Thursday, March 21, 2013

Free Market Policies Rarely Make Poor Countries Rich

Rich countries in Europe, and the US are major proponents of free trade in poor countries.  The IMF and World Bank, which are dominated by Europe and the US, force poor countries to adopt free market policies in order to receive aid.  What they don't tell the poor countries is that this is not what they did to become rich countries.  The US protected it fledgling manufacturing industries from competition by placing tariffs on imported manufacturing products.  Britain made extensive use of tariffs to protect its wool industry competition with firms in Belgium and The Netherlands. After they established dominance in an industry they opened up their markets to trade.  The colonial system in Europe was predicated on importing raw materials from its colonies and selling high value added manufactured products to them.  Guess who wins in that trade.  They like poor countries to do as they say and they won't permit them to do what they did.

Ha-Joon Chang's book that I have been reviewing provides several examples of the hypocrisy.  Its a good thing that our dead presidents don't talk because they would tell you a very different story about US trade policy.  Alexander Hamilton was appointed as Treasury Secretary by George Washington.  They were the architects of US economic policy.  Hamilton used the "infant industry" argument to protect US manufacturing from competition with high tariffs.  He also promoted government investment in infrastructure and in the banking system.  If Hamilton were the finance minister of a developing country he would be heavily criticized by the US Treasury of today.

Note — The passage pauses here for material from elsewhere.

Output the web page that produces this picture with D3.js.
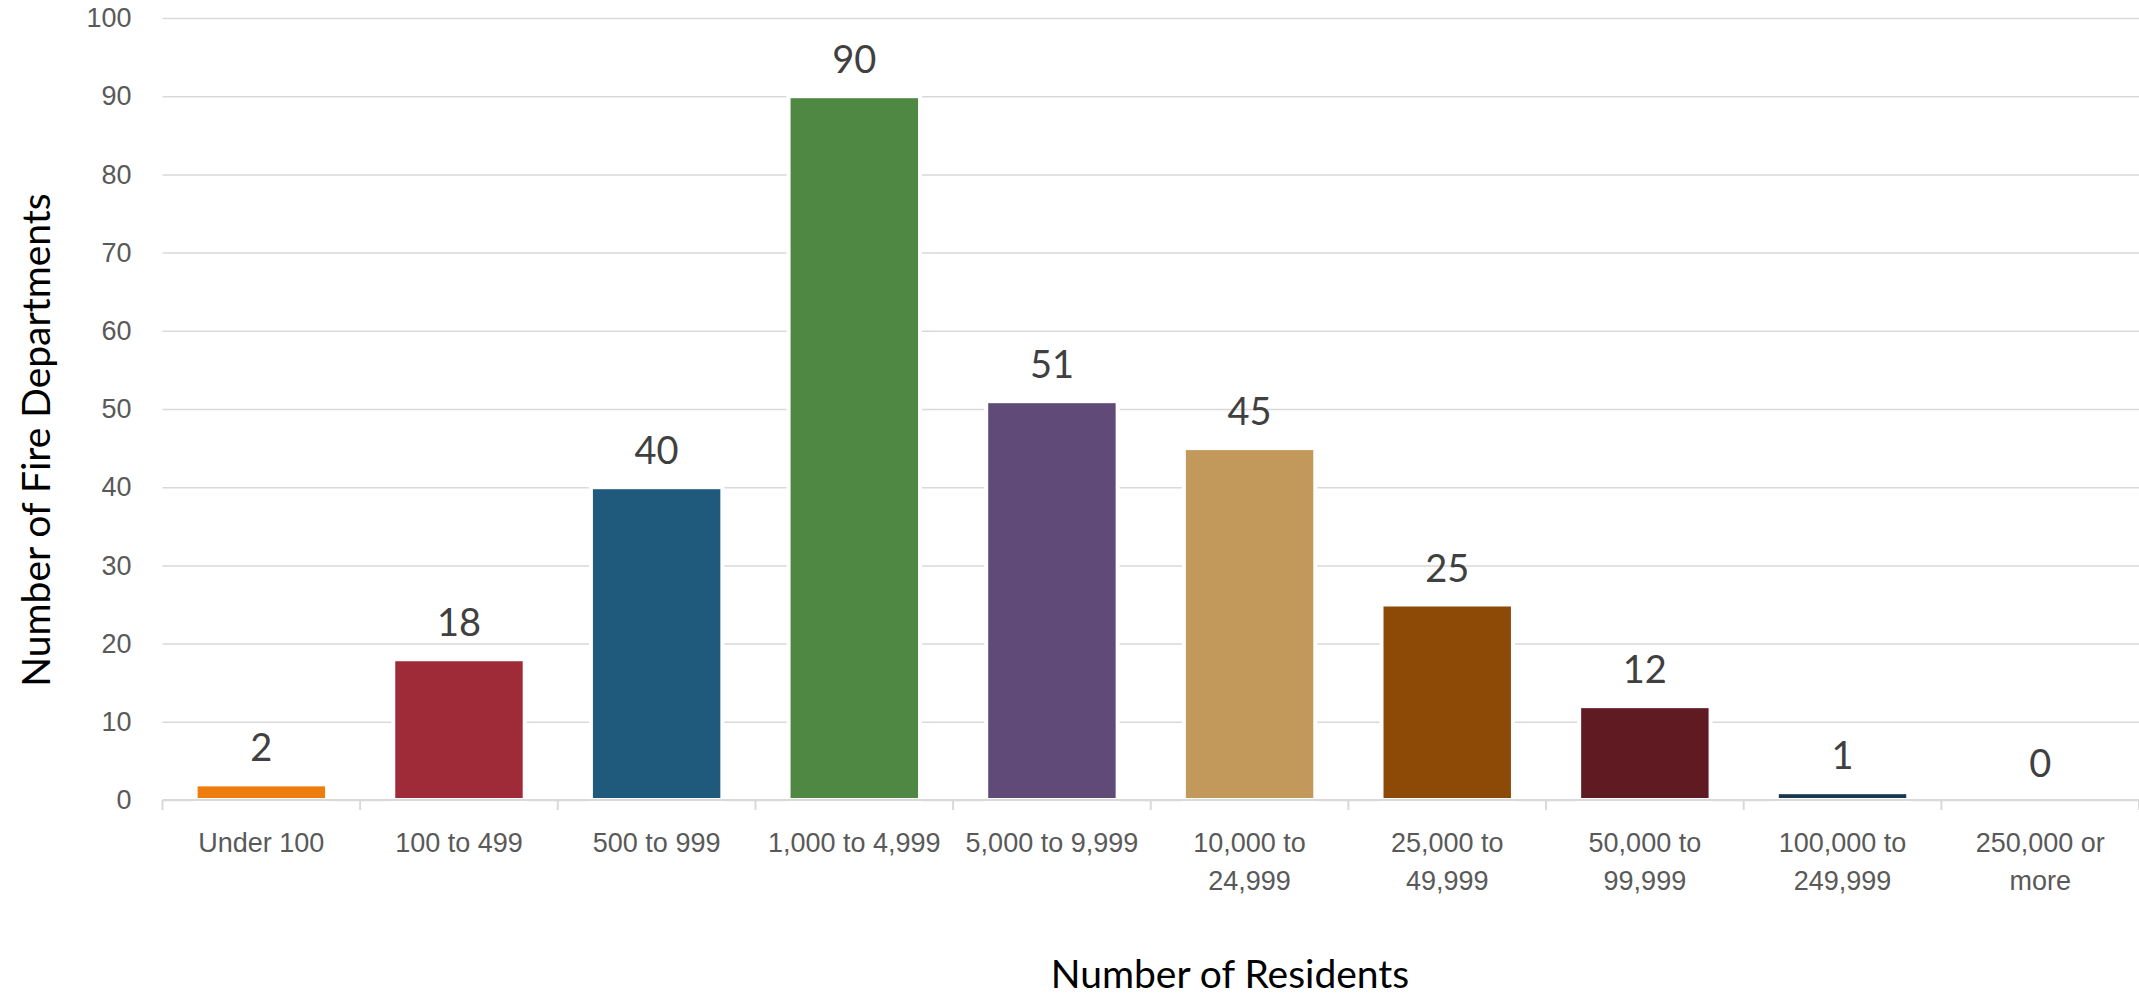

Benjamin Franklin was not an advocate of the infant industry defense but he had another reason for protecting manufacturers from foreign competition.  Land was available for almost no cost to immigrants and most of them were farmers.  In order to recruit labor for jobs in factories, it was necessary to pay wages that were four times what labor was paid in Europe.  He believed that tariffs were needed to protect US business from low wage competition from Europe.

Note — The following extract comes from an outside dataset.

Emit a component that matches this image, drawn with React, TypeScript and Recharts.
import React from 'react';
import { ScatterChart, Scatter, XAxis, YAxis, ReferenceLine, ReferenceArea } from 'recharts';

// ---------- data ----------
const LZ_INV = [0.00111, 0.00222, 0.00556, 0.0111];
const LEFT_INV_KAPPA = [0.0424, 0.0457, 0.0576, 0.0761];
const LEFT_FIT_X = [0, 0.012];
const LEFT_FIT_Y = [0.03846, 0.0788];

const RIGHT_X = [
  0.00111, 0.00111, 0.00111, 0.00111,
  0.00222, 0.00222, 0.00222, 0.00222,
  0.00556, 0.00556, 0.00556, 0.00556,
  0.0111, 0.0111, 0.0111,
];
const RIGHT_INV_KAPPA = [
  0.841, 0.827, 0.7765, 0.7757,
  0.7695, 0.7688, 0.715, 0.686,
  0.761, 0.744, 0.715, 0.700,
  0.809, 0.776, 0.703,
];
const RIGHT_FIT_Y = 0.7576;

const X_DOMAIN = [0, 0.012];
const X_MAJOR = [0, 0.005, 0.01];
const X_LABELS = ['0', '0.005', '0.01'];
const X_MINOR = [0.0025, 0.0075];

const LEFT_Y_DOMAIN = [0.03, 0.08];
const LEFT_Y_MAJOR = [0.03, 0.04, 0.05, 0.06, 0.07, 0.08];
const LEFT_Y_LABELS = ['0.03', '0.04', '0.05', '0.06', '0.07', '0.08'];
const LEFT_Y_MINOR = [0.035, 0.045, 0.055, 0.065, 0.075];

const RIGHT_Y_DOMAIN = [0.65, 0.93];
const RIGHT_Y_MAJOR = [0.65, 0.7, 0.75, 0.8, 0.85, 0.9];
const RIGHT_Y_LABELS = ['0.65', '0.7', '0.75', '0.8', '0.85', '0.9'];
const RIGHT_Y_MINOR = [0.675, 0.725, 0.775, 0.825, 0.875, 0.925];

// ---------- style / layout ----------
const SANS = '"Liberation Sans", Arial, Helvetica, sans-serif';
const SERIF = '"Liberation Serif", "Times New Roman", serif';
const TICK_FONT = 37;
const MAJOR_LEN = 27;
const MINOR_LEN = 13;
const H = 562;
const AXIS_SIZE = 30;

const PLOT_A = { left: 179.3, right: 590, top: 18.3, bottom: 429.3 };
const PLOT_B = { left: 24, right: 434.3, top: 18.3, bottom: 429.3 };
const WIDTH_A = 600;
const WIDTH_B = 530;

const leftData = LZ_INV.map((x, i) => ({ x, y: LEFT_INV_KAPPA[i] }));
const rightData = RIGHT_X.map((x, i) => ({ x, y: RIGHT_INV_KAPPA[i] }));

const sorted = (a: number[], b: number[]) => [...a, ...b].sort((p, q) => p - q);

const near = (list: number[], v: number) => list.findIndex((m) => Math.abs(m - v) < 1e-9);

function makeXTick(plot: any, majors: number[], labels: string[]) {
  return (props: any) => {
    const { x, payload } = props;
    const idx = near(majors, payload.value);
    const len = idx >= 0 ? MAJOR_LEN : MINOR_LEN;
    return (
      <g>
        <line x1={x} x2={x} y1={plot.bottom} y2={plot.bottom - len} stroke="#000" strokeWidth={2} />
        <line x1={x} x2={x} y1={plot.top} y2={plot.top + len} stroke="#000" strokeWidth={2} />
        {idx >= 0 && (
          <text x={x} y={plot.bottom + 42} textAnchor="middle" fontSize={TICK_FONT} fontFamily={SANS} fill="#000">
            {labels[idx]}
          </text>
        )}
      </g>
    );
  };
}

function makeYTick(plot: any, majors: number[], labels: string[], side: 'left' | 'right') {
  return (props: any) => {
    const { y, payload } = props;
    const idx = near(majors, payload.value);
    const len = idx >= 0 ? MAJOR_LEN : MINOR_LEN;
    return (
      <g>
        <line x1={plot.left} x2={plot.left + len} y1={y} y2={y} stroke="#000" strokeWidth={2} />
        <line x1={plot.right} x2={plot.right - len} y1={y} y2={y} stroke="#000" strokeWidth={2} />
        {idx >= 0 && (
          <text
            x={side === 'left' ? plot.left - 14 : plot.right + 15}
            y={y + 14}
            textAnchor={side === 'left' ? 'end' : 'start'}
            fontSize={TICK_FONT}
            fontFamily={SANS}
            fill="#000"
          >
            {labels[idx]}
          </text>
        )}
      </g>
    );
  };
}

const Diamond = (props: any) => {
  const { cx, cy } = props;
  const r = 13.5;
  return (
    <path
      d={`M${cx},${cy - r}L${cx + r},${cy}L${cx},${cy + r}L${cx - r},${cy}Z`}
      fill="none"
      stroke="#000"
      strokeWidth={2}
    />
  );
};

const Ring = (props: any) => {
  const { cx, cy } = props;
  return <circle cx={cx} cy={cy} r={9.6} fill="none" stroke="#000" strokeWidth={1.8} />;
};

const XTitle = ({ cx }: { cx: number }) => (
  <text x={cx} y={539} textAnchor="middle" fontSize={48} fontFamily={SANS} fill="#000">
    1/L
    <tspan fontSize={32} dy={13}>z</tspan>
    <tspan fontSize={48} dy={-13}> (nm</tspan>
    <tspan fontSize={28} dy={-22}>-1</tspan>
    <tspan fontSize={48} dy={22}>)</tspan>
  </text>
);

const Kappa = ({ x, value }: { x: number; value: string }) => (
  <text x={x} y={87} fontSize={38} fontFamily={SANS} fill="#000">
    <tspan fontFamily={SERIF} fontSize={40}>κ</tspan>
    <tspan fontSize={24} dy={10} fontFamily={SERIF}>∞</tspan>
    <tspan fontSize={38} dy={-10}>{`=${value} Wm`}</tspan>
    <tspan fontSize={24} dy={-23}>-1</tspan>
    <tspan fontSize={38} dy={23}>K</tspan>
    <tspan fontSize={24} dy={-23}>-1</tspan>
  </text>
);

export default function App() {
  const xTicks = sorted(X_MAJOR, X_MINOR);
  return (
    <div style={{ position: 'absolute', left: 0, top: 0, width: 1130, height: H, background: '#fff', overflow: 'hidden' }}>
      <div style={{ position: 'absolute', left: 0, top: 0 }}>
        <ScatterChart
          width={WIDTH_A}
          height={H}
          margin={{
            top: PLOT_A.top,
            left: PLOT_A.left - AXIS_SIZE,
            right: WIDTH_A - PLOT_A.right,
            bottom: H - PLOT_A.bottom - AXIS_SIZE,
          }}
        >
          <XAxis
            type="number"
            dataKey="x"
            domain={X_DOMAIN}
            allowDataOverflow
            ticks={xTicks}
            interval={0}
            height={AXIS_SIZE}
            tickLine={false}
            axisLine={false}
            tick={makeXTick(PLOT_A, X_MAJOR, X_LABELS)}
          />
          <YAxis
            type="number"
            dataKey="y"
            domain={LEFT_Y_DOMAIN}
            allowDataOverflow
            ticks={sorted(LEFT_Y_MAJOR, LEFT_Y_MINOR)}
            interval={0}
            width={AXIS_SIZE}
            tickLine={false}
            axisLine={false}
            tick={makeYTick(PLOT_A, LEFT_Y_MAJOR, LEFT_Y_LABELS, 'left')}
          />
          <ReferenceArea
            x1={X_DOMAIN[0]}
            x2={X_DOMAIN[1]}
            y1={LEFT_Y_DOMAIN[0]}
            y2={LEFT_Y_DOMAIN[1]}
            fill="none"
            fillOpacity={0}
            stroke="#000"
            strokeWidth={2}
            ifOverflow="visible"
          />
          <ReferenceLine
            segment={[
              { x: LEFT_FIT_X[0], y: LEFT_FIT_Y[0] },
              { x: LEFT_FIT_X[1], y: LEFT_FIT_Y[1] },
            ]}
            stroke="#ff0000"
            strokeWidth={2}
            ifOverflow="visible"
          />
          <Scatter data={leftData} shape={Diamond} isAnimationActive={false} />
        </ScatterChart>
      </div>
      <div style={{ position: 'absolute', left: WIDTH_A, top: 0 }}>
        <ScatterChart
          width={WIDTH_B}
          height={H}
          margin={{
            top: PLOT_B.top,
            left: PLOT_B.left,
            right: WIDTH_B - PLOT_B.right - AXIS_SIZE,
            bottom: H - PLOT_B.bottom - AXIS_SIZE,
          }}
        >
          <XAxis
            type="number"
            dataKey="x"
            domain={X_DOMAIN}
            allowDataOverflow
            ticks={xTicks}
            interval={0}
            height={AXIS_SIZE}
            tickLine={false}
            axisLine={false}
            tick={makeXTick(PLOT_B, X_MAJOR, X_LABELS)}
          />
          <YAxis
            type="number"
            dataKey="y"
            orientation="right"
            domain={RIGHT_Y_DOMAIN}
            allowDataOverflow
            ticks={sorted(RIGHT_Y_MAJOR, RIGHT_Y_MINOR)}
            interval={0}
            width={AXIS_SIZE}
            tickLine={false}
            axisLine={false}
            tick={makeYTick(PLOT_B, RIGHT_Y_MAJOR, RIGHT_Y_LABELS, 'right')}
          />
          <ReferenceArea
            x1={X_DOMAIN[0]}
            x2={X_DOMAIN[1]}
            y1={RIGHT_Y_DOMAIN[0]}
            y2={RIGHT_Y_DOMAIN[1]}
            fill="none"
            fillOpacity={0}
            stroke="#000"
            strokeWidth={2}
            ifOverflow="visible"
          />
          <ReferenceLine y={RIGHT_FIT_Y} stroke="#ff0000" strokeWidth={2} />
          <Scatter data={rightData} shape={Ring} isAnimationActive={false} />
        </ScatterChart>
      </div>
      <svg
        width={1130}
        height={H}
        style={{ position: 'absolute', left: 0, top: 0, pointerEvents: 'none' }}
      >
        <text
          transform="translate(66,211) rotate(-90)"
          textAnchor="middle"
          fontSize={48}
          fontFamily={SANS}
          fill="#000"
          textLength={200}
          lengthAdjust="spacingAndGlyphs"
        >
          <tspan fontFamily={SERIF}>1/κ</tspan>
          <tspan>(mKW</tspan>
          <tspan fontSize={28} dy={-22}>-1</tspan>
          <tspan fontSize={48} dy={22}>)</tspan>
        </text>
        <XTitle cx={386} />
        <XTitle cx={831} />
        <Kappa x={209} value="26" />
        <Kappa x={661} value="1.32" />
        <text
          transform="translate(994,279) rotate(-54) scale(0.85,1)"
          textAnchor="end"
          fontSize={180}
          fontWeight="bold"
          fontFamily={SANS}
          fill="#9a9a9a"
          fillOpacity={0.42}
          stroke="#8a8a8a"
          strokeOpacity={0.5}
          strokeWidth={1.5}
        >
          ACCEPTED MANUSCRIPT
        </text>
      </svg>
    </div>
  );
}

Thomas Jefferson did not agree with Hamilton on protectionism but unlike Hamilton he opposed the granting of patents.  He argued that ideas were like air and that they should be free.  Patents and other intellectual property tools are major impediments to free markets.  They provide monopolies which restrict free markets and free trade.  Many firms in the US today turn out more patents and other forms of intellectual property than products.

If we look at the performance of developing countries today we find that most of the successful countries have done what rich countries did in order to grow.  Those that followed the advice and restrictions imposed by rich countries have done less well.  Rich countries are advocates of free markets and free trade when it serves their interests.  In their current state of development they benefit from free trade.  Developing countries are rarely helped by opening up their markets to foreign competition until they have established a foothold in an industry.  Moreover, governments have to take a larger role in developing countries in order to build the required infrastructure.  They have also played a major role in developing markets in countries that have been successful.